— Start of Raw data —
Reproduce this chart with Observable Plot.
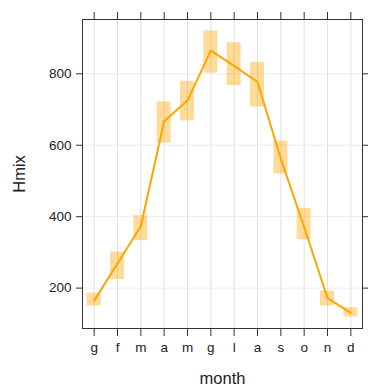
<!DOCTYPE html>
<html><head><meta charset="utf-8">
<script src="https://cdn.jsdelivr.net/npm/d3@7"></script>
<script src="https://cdn.jsdelivr.net/npm/@observablehq/plot@0.6"></script>
<style>body{margin:0;background:#fff}</style>
</head><body><div id="chart"></div>
<script>
const monthLabels = ["g","f","m","a","m","g","l","a","s","o","n","d"];
const monthIndex = [1,2,3,4,5,6,7,8,9,10,11,12];
const hmixMean  = [165,269,373,667,725,865,822,777,562,371,172,131];
const hmixLower = [150,224,333,606,668,802,767,707,520,336,150,119];
const hmixUpper = [186,301,403,721,779,920,887,832,612,423,192,145];
const yTicks = [200,400,600,800];

const data = monthIndex.map((m, i) => ({month: m, mean: hmixMean[i], lower: hmixLower[i], upper: hmixUpper[i]}));
const half = 0.3;
const axisColor = "#333";

const chart = Plot.plot({
  width: 368,
  height: 389,
  marginLeft: 82,
  marginRight: 6,
  marginTop: 19,
  marginBottom: 61,
  style: {fontFamily: "'Liberation Sans', Arial, sans-serif", fontSize: "13.5px", color: "#222", background: "#fff"},
  x: {type: "linear", domain: [0.5, 12.5]},
  y: {domain: [87, 952]},
  marks: [
    Plot.gridX(monthIndex, {stroke: "#e0e0e0", strokeOpacity: 1}),
    Plot.gridY(yTicks, {stroke: "#ececec", strokeOpacity: 1}),
    Plot.rect(data, {x1: d => d.month - half, x2: d => d.month + half, y1: "lower", y2: "upper", fill: "orange", fillOpacity: 0.4}),
    Plot.line(data, {x: "month", y: "mean", stroke: "orange", strokeWidth: 2}),
    Plot.frame({stroke: axisColor}),
    Plot.axisX({anchor: "bottom", ticks: monthIndex, tickFormat: i => monthLabels[i - 1], tickSize: 8, tickPadding: 6, label: null, stroke: axisColor, fill: "#222"}),
    Plot.axisX({anchor: "top", ticks: monthIndex, tickFormat: () => "", tickSize: 8, label: null, stroke: axisColor}),
    Plot.axisY({anchor: "left", ticks: yTicks, tickSize: 6, tickPadding: 5, label: null, stroke: axisColor, fill: "#222"}),
    Plot.axisY({anchor: "right", ticks: yTicks, tickFormat: () => "", tickSize: 6, label: null, stroke: axisColor}),
    Plot.text(["Hmix"], {frameAnchor: "left", dx: -63, rotate: -90, fontSize: 16.5, fill: "#222", textAnchor: "middle"}),
    Plot.text(["month"], {frameAnchor: "bottom", dy: 50, fontSize: 16.5, fill: "#222", textAnchor: "middle", lineAnchor: "middle"})
  ]
});
document.getElementById("chart").appendChild(chart);
</script>
</body></html>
— End of Raw data —
Omit any images, then output the listing exactly.

Final result
Reproduce this chart with Observable Plot.
<!DOCTYPE html>
<html><head><meta charset="utf-8">
<script src="https://cdn.jsdelivr.net/npm/d3@7"></script>
<script src="https://cdn.jsdelivr.net/npm/@observablehq/plot@0.6"></script>
<style>body{margin:0;background:#fff}</style>
</head><body><div id="chart"></div>
<script>
const monthLabels = ["g","f","m","a","m","g","l","a","s","o","n","d"];
const monthIndex = [1,2,3,4,5,6,7,8,9,10,11,12];
const hmixMean  = [165,269,373,667,725,865,822,777,562,371,172,131];
const hmixLower = [150,224,333,606,668,802,767,707,520,336,150,119];
const hmixUpper = [186,301,403,721,779,920,887,832,612,423,192,145];
const yTicks = [200,400,600,800];

const data = monthIndex.map((m, i) => ({month: m, mean: hmixMean[i], lower: hmixLower[i], upper: hmixUpper[i]}));
const half = 0.3;
const axisColor = "#333";

const chart = Plot.plot({
  width: 368,
  height: 389,
  marginLeft: 82,
  marginRight: 6,
  marginTop: 19,
  marginBottom: 61,
  style: {fontFamily: "'Liberation Sans', Arial, sans-serif", fontSize: "13.5px", color: "#222", background: "#fff"},
  x: {type: "linear", domain: [0.5, 12.5]},
  y: {domain: [87, 952]},
  marks: [
    Plot.gridX(monthIndex, {stroke: "#e0e0e0", strokeOpacity: 1}),
    Plot.gridY(yTicks, {stroke: "#ececec", strokeOpacity: 1}),
    Plot.rect(data, {x1: d => d.month - half, x2: d => d.month + half, y1: "lower", y2: "upper", fill: "orange", fillOpacity: 0.4}),
    Plot.line(data, {x: "month", y: "mean", stroke: "orange", strokeWidth: 2}),
    Plot.frame({stroke: axisColor}),
    Plot.axisX({anchor: "bottom", ticks: monthIndex, tickFormat: i => monthLabels[i - 1], tickSize: 8, tickPadding: 6, label: null, stroke: axisColor, fill: "#222"}),
    Plot.axisX({anchor: "top", ticks: monthIndex, tickFormat: () => "", tickSize: 8, label: null, stroke: axisColor}),
    Plot.axisY({anchor: "left", ticks: yTicks, tickSize: 6, tickPadding: 5, label: null, stroke: axisColor, fill: "#222"}),
    Plot.axisY({anchor: "right", ticks: yTicks, tickFormat: () => "", tickSize: 6, label: null, stroke: axisColor}),
    Plot.text(["Hmix"], {frameAnchor: "left", dx: -63, rotate: -90, fontSize: 16.5, fill: "#222", textAnchor: "middle"}),
    Plot.text(["month"], {frameAnchor: "bottom", dy: 50, fontSize: 16.5, fill: "#222", textAnchor: "middle", lineAnchor: "middle"})
  ]
});
document.getElementById("chart").appendChild(chart);
</script>
</body></html>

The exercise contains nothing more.